● Task prompt:
Take every line from the first down to the line with "var myChart = echarts.init(document.getElementById('chart'));" and set it down exactly, without the pictures.

● Available data:
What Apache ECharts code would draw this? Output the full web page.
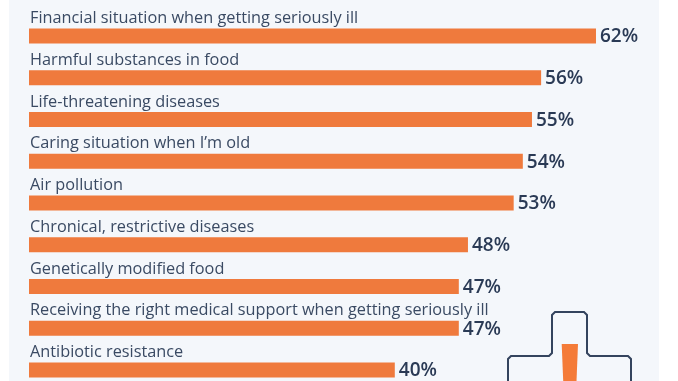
<!DOCTYPE html>
<html>
<head>
<meta charset="utf-8">
<script src="https://cdn.jsdelivr.net/npm/echarts@6/dist/echarts.min.js"></script>
<style>
  html, body { margin: 0; padding: 0; background: #fff; overflow: hidden; height: 381px; }
  #chart { width: 678px; height: 420px; }
</style>
</head>
<body>
<div id="chart"></div>
<script>
var categories = [
    'Financial situation when getting seriously ill',
    'Harmful substances in food',
    'Life-threatening diseases',
    'Caring situation when I\u2019m old',
    'Air pollution',
    'Chronical, restrictive diseases',
    'Genetically modified food',
    'Receiving the right medical support when getting seriously ill',
    'Antibiotic resistance'
];
var values = [62, 56, 55, 54, 53, 48, 47, 47, 40];

var myChart = echarts.init(document.getElementById('chart'));

var option = {
    animation: false,
    textStyle: { fontFamily: '"Open Sans"' },
    graphic: [
        // panel behind the chart
        { type: 'rect', z: -10, shape: { x: 9, y: 0, width: 650, height: 420 }, style: { fill: '#f4f7fb' } },
        // cross icon
        {
            type: 'polyline', z: 10,
            shape: { points: [[508, 400], [508, 359], [511, 356], [549, 356], [552, 353], [552, 315], [555, 312], [584, 312], [587, 315], [587, 353], [590, 356], [628, 356], [631, 359], [631, 400]] },
            style: { stroke: '#34445e', lineWidth: 2, fill: null }
        },
        {
            type: 'polygon', z: 10,
            shape: { points: [[561.7, 344], [578, 344], [576.5, 381], [563.2, 381]] },
            style: { fill: '#f47b38' }
        }
    ],
    grid: { left: 29, top: 15.1, width: 9.145 * 70, height: 375.75 },
    xAxis: { type: 'value', min: 0, max: 70, show: false },
    yAxis: {
        type: 'category',
        inverse: true,
        data: categories,
        axisLine: { show: false },
        axisTick: { show: false },
        axisLabel: { show: false }
    },
    series: [{
        type: 'bar',
        data: values,
        barWidth: 15,
        barGap: '-100%',
        itemStyle: { color: '#ef7a3d' },
        label: {
            show: true,
            position: 'right',
            distance: 4,
            offset: [0, 1],
            formatter: '{c}%',
            color: '#2a3a55',
            fontSize: 19,
            fontWeight: 600,
            fontFamily: '"Open Sans"'
        }
    }, {
        // invisible copy, only carries the category text above each bar
        type: 'bar',
        data: values,
        barWidth: 15,
        barGap: '-100%',
        itemStyle: { color: 'transparent' },
        label: {
            show: true,
            position: 'insideLeft',
            distance: 1,
            offset: [0, -17.5],
            formatter: '{b}',
            color: '#3a4a63',
            fontSize: 16.3,
            fontFamily: '"Open Sans"'
        }
    }]
};

myChart.setOption(option);
</script>
</body>
</html>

● Completed task:
What Apache ECharts code would draw this? Output the full web page.
<!DOCTYPE html>
<html>
<head>
<meta charset="utf-8">
<script src="https://cdn.jsdelivr.net/npm/echarts@6/dist/echarts.min.js"></script>
<style>
  html, body { margin: 0; padding: 0; background: #fff; overflow: hidden; height: 381px; }
  #chart { width: 678px; height: 420px; }
</style>
</head>
<body>
<div id="chart"></div>
<script>
var categories = [
    'Financial situation when getting seriously ill',
    'Harmful substances in food',
    'Life-threatening diseases',
    'Caring situation when I\u2019m old',
    'Air pollution',
    'Chronical, restrictive diseases',
    'Genetically modified food',
    'Receiving the right medical support when getting seriously ill',
    'Antibiotic resistance'
];
var values = [62, 56, 55, 54, 53, 48, 47, 47, 40];

var myChart = echarts.init(document.getElementById('chart'));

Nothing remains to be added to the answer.